ITEM_SET_MAX: (Type=int) [default=100]. This is the maximum number of items to be considered in a partition. If the number of items in any partition exceeds ITEM_SET_MAX, no combinations (or permutations) will be emitted for that partition.
First off, here’s a partial listing of the table in the query. I created this based on data in the AAF User’s Guide.
Query: I want to find which Products are frequently paired together for a special promotion next month.
SELECT * FROM cfilter (
ON (SELECT 1)
PARTITION BY 1
inputTable ('Collab') outputTable ('cfilter_output')
inputColumns ('item') joinColumns ('tranid'));
Notice this function accepts an INPUTTABLE and outputs an OUTPUTTABLE. So to view the result set, you will have to SELECT from the OUTPUTTABLE name after the function has completed as shown below.
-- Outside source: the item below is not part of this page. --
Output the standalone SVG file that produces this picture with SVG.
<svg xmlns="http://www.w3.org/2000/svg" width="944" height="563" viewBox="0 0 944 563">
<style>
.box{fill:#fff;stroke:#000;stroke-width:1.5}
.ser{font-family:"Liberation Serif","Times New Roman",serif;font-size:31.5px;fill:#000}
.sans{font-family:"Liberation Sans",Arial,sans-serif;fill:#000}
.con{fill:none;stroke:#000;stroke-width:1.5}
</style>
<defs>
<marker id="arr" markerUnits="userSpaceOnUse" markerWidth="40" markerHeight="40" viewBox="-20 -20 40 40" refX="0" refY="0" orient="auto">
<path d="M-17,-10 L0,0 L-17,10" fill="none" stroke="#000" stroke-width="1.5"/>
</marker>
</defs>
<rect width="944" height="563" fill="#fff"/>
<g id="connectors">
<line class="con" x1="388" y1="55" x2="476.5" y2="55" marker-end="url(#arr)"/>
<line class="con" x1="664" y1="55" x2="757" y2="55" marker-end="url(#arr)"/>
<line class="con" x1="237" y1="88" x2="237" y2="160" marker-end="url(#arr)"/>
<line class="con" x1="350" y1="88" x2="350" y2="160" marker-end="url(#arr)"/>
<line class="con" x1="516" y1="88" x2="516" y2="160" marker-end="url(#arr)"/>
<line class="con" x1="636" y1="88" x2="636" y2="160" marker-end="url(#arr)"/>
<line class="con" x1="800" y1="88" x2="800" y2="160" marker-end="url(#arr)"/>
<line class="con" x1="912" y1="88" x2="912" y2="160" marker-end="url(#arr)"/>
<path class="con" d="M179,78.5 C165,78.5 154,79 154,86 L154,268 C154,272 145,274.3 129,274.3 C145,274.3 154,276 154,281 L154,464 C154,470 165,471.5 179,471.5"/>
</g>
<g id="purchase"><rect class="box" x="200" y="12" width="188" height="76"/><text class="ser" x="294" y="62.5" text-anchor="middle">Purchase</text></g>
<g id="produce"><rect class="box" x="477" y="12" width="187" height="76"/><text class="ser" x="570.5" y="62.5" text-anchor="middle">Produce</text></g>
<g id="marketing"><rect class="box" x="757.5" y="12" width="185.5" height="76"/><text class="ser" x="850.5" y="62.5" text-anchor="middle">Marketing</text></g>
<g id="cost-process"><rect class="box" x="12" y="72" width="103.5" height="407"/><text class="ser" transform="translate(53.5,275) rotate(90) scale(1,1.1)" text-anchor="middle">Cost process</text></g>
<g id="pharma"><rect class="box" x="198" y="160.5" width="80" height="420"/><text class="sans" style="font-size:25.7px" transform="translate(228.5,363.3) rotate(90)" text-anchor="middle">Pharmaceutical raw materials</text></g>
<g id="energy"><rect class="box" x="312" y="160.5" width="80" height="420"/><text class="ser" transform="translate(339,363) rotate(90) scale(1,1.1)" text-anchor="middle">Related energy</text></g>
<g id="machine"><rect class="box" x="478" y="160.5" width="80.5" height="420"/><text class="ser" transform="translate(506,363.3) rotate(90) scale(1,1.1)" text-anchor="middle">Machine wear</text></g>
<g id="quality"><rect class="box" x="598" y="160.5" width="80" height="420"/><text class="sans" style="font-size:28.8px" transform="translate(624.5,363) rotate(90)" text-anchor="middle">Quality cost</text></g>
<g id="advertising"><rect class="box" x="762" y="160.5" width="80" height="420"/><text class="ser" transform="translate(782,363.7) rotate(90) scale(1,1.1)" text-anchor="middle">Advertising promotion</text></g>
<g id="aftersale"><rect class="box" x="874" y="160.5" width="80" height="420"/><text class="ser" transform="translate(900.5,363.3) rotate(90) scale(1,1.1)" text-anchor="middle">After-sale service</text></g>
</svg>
select * from cfilter_output order by score desc;
Hmmm. It looks like Salsa and Chips have the highest affinity in my answer set. So would always want to include these 2 together in any of my promotions.
The Arguments are:
DOMAIN : Optional. Has the form, host:port . The host is the Aster Database queen’s IP address or hostname. To specify an IPv6 address, enclose the host argu ment in square brackets, for example: [:: 1]:2406. The port is the port number that the queen is listening on. The default is the Aster standard port number (2406). For example: DOMAIN(10.51.23.100:2406)
DATABASE : Optional. This is the name of the database where the input table is present. Default database is beehive.
USERID: Optional. The Aster Database user name of the user running this function. The default USERID is “beehive”.
PASSWORD : Required. The Aster Database password of the user.
INPUTTABLE : Required. Name of the input table whose data we will filter.
OUTPUTTABLE : Required. Name of the output table into which we will write the final results. If the output table already exists, then you should also pass the DROPTABLE (‘yes’) argument, to drop it before writing the new results. Otherwise, an exception will be thrown. The output table contains the columns listed in the section "Example Output from Collaborative Filter" below.
INPUTCOLUMNS : Required. A list of input columns to collect. The column names are single quoted and written in the comma-delimited format <'col1', 'col2', ...>.
JOINCOLUMNS : Required. A list of columns to join on. The column names are single quoted and written in the comma-delimited format <'col1', 'col2', ...>.
OTHERCOLUMNS : Optional. A list of other columns to output. These will pass through the function unchanged. The column names are single quoted and written in the comma-delimited format <'col1', 'col2', ...>.
PARTITIONKEY : Optional. Single column used as partition key for the newly created output table. Default partitionKey is col1_item1.
MAXSET: Optional. Size of the maximum item set to be considered. Default maxItemSet is 100.
DROPTABLE: Optional. When this option is set to true , if the output tablename already exists, itwill be dropped. Default value is false.
Market Basket and Collaborative Filters are two ways to gain deeper insights into customer’s purchasing behavior. With this knowledge in hand, it can help you drive increased sales volume for your company.